Exercise requirements:
Retype the data that follows line by line, exactly, and leave its pictures out.

Supplied data:
★ ★ ★
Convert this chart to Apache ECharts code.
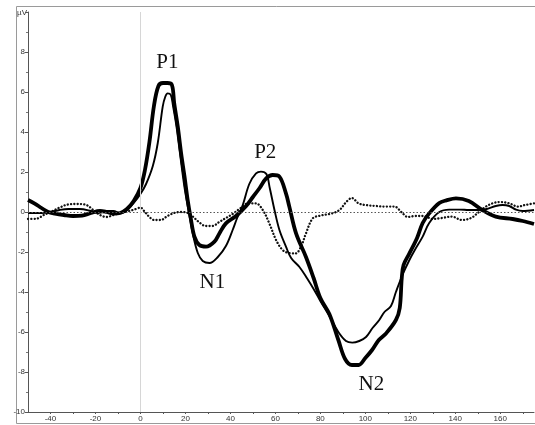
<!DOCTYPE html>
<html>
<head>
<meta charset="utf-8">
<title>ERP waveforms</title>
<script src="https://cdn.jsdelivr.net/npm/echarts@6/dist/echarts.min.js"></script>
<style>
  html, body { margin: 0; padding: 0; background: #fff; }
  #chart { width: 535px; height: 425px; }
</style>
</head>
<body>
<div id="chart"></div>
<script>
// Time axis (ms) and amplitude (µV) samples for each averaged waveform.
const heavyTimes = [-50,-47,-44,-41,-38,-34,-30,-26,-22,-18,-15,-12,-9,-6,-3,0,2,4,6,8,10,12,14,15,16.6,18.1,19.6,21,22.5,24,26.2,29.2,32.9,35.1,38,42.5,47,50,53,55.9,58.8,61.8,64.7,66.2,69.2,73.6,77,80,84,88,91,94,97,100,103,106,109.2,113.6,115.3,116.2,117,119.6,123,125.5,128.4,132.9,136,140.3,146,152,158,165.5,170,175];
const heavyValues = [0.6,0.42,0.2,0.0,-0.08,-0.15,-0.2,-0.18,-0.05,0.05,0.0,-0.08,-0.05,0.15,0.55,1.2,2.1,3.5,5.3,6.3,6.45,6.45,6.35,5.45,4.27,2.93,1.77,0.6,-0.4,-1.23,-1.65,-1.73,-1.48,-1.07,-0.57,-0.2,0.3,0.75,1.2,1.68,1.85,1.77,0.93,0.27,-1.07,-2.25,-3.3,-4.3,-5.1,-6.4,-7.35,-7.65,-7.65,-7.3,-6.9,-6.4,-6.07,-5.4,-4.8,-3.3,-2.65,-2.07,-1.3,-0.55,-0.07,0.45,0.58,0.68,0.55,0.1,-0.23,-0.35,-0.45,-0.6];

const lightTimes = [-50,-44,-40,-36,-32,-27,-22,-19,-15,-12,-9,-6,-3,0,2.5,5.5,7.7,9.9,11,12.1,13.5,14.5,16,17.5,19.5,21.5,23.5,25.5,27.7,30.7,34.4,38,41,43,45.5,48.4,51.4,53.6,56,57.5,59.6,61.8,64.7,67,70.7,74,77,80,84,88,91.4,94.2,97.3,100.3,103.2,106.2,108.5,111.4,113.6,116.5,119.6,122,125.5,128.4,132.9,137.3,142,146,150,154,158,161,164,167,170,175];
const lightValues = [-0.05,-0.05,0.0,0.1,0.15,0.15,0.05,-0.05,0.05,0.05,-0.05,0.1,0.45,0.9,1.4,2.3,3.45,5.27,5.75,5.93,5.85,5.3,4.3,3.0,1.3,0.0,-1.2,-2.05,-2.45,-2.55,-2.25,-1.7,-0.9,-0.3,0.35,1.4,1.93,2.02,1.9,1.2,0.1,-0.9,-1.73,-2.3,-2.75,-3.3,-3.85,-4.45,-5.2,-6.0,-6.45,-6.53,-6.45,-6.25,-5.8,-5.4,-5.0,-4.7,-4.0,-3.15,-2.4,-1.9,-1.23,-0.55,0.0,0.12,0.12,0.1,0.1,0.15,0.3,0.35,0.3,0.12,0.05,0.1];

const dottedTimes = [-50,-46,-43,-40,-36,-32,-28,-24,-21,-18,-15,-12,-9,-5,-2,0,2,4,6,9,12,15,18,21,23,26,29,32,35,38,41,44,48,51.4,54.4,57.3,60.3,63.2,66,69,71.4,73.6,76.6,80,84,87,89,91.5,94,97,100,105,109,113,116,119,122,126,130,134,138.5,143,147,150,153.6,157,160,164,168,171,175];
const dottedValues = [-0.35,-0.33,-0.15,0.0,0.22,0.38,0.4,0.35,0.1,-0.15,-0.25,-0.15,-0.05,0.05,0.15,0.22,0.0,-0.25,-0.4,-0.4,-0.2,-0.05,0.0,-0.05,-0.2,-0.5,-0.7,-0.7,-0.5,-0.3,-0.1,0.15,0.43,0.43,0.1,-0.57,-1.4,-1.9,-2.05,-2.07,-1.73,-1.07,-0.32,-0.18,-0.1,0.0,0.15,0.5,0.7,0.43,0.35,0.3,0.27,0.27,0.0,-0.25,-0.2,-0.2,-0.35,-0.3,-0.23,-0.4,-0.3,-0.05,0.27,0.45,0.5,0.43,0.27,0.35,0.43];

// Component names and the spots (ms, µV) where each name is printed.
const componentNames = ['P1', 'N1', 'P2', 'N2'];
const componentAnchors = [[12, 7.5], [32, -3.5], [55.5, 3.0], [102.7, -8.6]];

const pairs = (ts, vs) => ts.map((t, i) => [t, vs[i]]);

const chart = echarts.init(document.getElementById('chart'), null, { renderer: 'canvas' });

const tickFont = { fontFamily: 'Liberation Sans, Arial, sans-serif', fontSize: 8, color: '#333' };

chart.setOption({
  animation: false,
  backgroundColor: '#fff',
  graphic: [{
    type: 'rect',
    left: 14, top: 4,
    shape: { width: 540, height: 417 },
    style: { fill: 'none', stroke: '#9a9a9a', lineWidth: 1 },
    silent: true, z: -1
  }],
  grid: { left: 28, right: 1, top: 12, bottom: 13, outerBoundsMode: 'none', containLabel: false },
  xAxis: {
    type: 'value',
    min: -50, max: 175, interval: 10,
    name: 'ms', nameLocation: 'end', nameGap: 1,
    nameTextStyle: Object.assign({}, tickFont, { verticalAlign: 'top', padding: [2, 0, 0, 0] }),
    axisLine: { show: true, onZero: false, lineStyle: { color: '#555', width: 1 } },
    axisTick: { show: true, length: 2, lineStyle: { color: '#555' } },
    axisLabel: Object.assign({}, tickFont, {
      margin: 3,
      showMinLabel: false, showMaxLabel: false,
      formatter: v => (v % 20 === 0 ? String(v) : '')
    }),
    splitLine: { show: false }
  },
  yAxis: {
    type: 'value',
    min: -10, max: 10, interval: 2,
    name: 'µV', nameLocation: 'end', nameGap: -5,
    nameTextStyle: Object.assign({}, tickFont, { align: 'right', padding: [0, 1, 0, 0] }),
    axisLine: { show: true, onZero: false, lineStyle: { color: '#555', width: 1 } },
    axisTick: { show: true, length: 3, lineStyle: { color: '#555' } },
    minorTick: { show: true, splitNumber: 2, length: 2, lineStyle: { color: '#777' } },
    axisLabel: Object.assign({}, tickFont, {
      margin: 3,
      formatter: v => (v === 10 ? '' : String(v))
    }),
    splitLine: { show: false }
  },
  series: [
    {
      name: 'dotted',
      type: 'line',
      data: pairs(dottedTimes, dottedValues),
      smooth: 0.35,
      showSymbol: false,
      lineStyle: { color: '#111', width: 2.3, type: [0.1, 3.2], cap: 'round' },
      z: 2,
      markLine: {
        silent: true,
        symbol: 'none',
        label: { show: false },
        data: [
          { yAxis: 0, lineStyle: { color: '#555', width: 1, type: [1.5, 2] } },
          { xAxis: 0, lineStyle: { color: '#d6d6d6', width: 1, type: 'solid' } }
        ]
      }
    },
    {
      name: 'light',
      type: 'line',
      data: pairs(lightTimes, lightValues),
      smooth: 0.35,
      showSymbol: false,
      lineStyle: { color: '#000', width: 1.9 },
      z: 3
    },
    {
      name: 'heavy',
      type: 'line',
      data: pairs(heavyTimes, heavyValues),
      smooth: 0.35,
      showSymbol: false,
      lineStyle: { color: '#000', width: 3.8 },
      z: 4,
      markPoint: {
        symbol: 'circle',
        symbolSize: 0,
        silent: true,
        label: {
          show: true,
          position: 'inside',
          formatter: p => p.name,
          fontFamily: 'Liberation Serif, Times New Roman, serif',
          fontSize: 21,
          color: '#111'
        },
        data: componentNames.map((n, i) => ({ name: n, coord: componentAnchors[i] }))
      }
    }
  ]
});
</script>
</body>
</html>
★ ★ ★
Solution for this exercise:
Convert this chart to Apache ECharts code.
<!DOCTYPE html>
<html>
<head>
<meta charset="utf-8">
<title>ERP waveforms</title>
<script src="https://cdn.jsdelivr.net/npm/echarts@6/dist/echarts.min.js"></script>
<style>
  html, body { margin: 0; padding: 0; background: #fff; }
  #chart { width: 535px; height: 425px; }
</style>
</head>
<body>
<div id="chart"></div>
<script>
// Time axis (ms) and amplitude (µV) samples for each averaged waveform.
const heavyTimes = [-50,-47,-44,-41,-38,-34,-30,-26,-22,-18,-15,-12,-9,-6,-3,0,2,4,6,8,10,12,14,15,16.6,18.1,19.6,21,22.5,24,26.2,29.2,32.9,35.1,38,42.5,47,50,53,55.9,58.8,61.8,64.7,66.2,69.2,73.6,77,80,84,88,91,94,97,100,103,106,109.2,113.6,115.3,116.2,117,119.6,123,125.5,128.4,132.9,136,140.3,146,152,158,165.5,170,175];
const heavyValues = [0.6,0.42,0.2,0.0,-0.08,-0.15,-0.2,-0.18,-0.05,0.05,0.0,-0.08,-0.05,0.15,0.55,1.2,2.1,3.5,5.3,6.3,6.45,6.45,6.35,5.45,4.27,2.93,1.77,0.6,-0.4,-1.23,-1.65,-1.73,-1.48,-1.07,-0.57,-0.2,0.3,0.75,1.2,1.68,1.85,1.77,0.93,0.27,-1.07,-2.25,-3.3,-4.3,-5.1,-6.4,-7.35,-7.65,-7.65,-7.3,-6.9,-6.4,-6.07,-5.4,-4.8,-3.3,-2.65,-2.07,-1.3,-0.55,-0.07,0.45,0.58,0.68,0.55,0.1,-0.23,-0.35,-0.45,-0.6];

const lightTimes = [-50,-44,-40,-36,-32,-27,-22,-19,-15,-12,-9,-6,-3,0,2.5,5.5,7.7,9.9,11,12.1,13.5,14.5,16,17.5,19.5,21.5,23.5,25.5,27.7,30.7,34.4,38,41,43,45.5,48.4,51.4,53.6,56,57.5,59.6,61.8,64.7,67,70.7,74,77,80,84,88,91.4,94.2,97.3,100.3,103.2,106.2,108.5,111.4,113.6,116.5,119.6,122,125.5,128.4,132.9,137.3,142,146,150,154,158,161,164,167,170,175];
const lightValues = [-0.05,-0.05,0.0,0.1,0.15,0.15,0.05,-0.05,0.05,0.05,-0.05,0.1,0.45,0.9,1.4,2.3,3.45,5.27,5.75,5.93,5.85,5.3,4.3,3.0,1.3,0.0,-1.2,-2.05,-2.45,-2.55,-2.25,-1.7,-0.9,-0.3,0.35,1.4,1.93,2.02,1.9,1.2,0.1,-0.9,-1.73,-2.3,-2.75,-3.3,-3.85,-4.45,-5.2,-6.0,-6.45,-6.53,-6.45,-6.25,-5.8,-5.4,-5.0,-4.7,-4.0,-3.15,-2.4,-1.9,-1.23,-0.55,0.0,0.12,0.12,0.1,0.1,0.15,0.3,0.35,0.3,0.12,0.05,0.1];

const dottedTimes = [-50,-46,-43,-40,-36,-32,-28,-24,-21,-18,-15,-12,-9,-5,-2,0,2,4,6,9,12,15,18,21,23,26,29,32,35,38,41,44,48,51.4,54.4,57.3,60.3,63.2,66,69,71.4,73.6,76.6,80,84,87,89,91.5,94,97,100,105,109,113,116,119,122,126,130,134,138.5,143,147,150,153.6,157,160,164,168,171,175];
const dottedValues = [-0.35,-0.33,-0.15,0.0,0.22,0.38,0.4,0.35,0.1,-0.15,-0.25,-0.15,-0.05,0.05,0.15,0.22,0.0,-0.25,-0.4,-0.4,-0.2,-0.05,0.0,-0.05,-0.2,-0.5,-0.7,-0.7,-0.5,-0.3,-0.1,0.15,0.43,0.43,0.1,-0.57,-1.4,-1.9,-2.05,-2.07,-1.73,-1.07,-0.32,-0.18,-0.1,0.0,0.15,0.5,0.7,0.43,0.35,0.3,0.27,0.27,0.0,-0.25,-0.2,-0.2,-0.35,-0.3,-0.23,-0.4,-0.3,-0.05,0.27,0.45,0.5,0.43,0.27,0.35,0.43];

// Component names and the spots (ms, µV) where each name is printed.
const componentNames = ['P1', 'N1', 'P2', 'N2'];
const componentAnchors = [[12, 7.5], [32, -3.5], [55.5, 3.0], [102.7, -8.6]];

const pairs = (ts, vs) => ts.map((t, i) => [t, vs[i]]);

const chart = echarts.init(document.getElementById('chart'), null, { renderer: 'canvas' });

const tickFont = { fontFamily: 'Liberation Sans, Arial, sans-serif', fontSize: 8, color: '#333' };

chart.setOption({
  animation: false,
  backgroundColor: '#fff',
  graphic: [{
    type: 'rect',
    left: 14, top: 4,
    shape: { width: 540, height: 417 },
    style: { fill: 'none', stroke: '#9a9a9a', lineWidth: 1 },
    silent: true, z: -1
  }],
  grid: { left: 28, right: 1, top: 12, bottom: 13, outerBoundsMode: 'none', containLabel: false },
  xAxis: {
    type: 'value',
    min: -50, max: 175, interval: 10,
    name: 'ms', nameLocation: 'end', nameGap: 1,
    nameTextStyle: Object.assign({}, tickFont, { verticalAlign: 'top', padding: [2, 0, 0, 0] }),
    axisLine: { show: true, onZero: false, lineStyle: { color: '#555', width: 1 } },
    axisTick: { show: true, length: 2, lineStyle: { color: '#555' } },
    axisLabel: Object.assign({}, tickFont, {
      margin: 3,
      showMinLabel: false, showMaxLabel: false,
      formatter: v => (v % 20 === 0 ? String(v) : '')
    }),
    splitLine: { show: false }
  },
  yAxis: {
    type: 'value',
    min: -10, max: 10, interval: 2,
    name: 'µV', nameLocation: 'end', nameGap: -5,
    nameTextStyle: Object.assign({}, tickFont, { align: 'right', padding: [0, 1, 0, 0] }),
    axisLine: { show: true, onZero: false, lineStyle: { color: '#555', width: 1 } },
    axisTick: { show: true, length: 3, lineStyle: { color: '#555' } },
    minorTick: { show: true, splitNumber: 2, length: 2, lineStyle: { color: '#777' } },
    axisLabel: Object.assign({}, tickFont, {
      margin: 3,
      formatter: v => (v === 10 ? '' : String(v))
    }),
    splitLine: { show: false }
  },
  series: [
    {
      name: 'dotted',
      type: 'line',
      data: pairs(dottedTimes, dottedValues),
      smooth: 0.35,
      showSymbol: false,
      lineStyle: { color: '#111', width: 2.3, type: [0.1, 3.2], cap: 'round' },
      z: 2,
      markLine: {
        silent: true,
        symbol: 'none',
        label: { show: false },
        data: [
          { yAxis: 0, lineStyle: { color: '#555', width: 1, type: [1.5, 2] } },
          { xAxis: 0, lineStyle: { color: '#d6d6d6', width: 1, type: 'solid' } }
        ]
      }
    },
    {
      name: 'light',
      type: 'line',
      data: pairs(lightTimes, lightValues),
      smooth: 0.35,
      showSymbol: false,
      lineStyle: { color: '#000', width: 1.9 },
      z: 3
    },
    {
      name: 'heavy',
      type: 'line',
      data: pairs(heavyTimes, heavyValues),
      smooth: 0.35,
      showSymbol: false,
      lineStyle: { color: '#000', width: 3.8 },
      z: 4,
      markPoint: {
        symbol: 'circle',
        symbolSize: 0,
        silent: true,
        label: {
          show: true,
          position: 'inside',
          formatter: p => p.name,
          fontFamily: 'Liberation Serif, Times New Roman, serif',
          fontSize: 21,
          color: '#111'
        },
        data: componentNames.map((n, i) => ({ name: n, coord: componentAnchors[i] }))
      }
    }
  ]
});
</script>
</body>
</html>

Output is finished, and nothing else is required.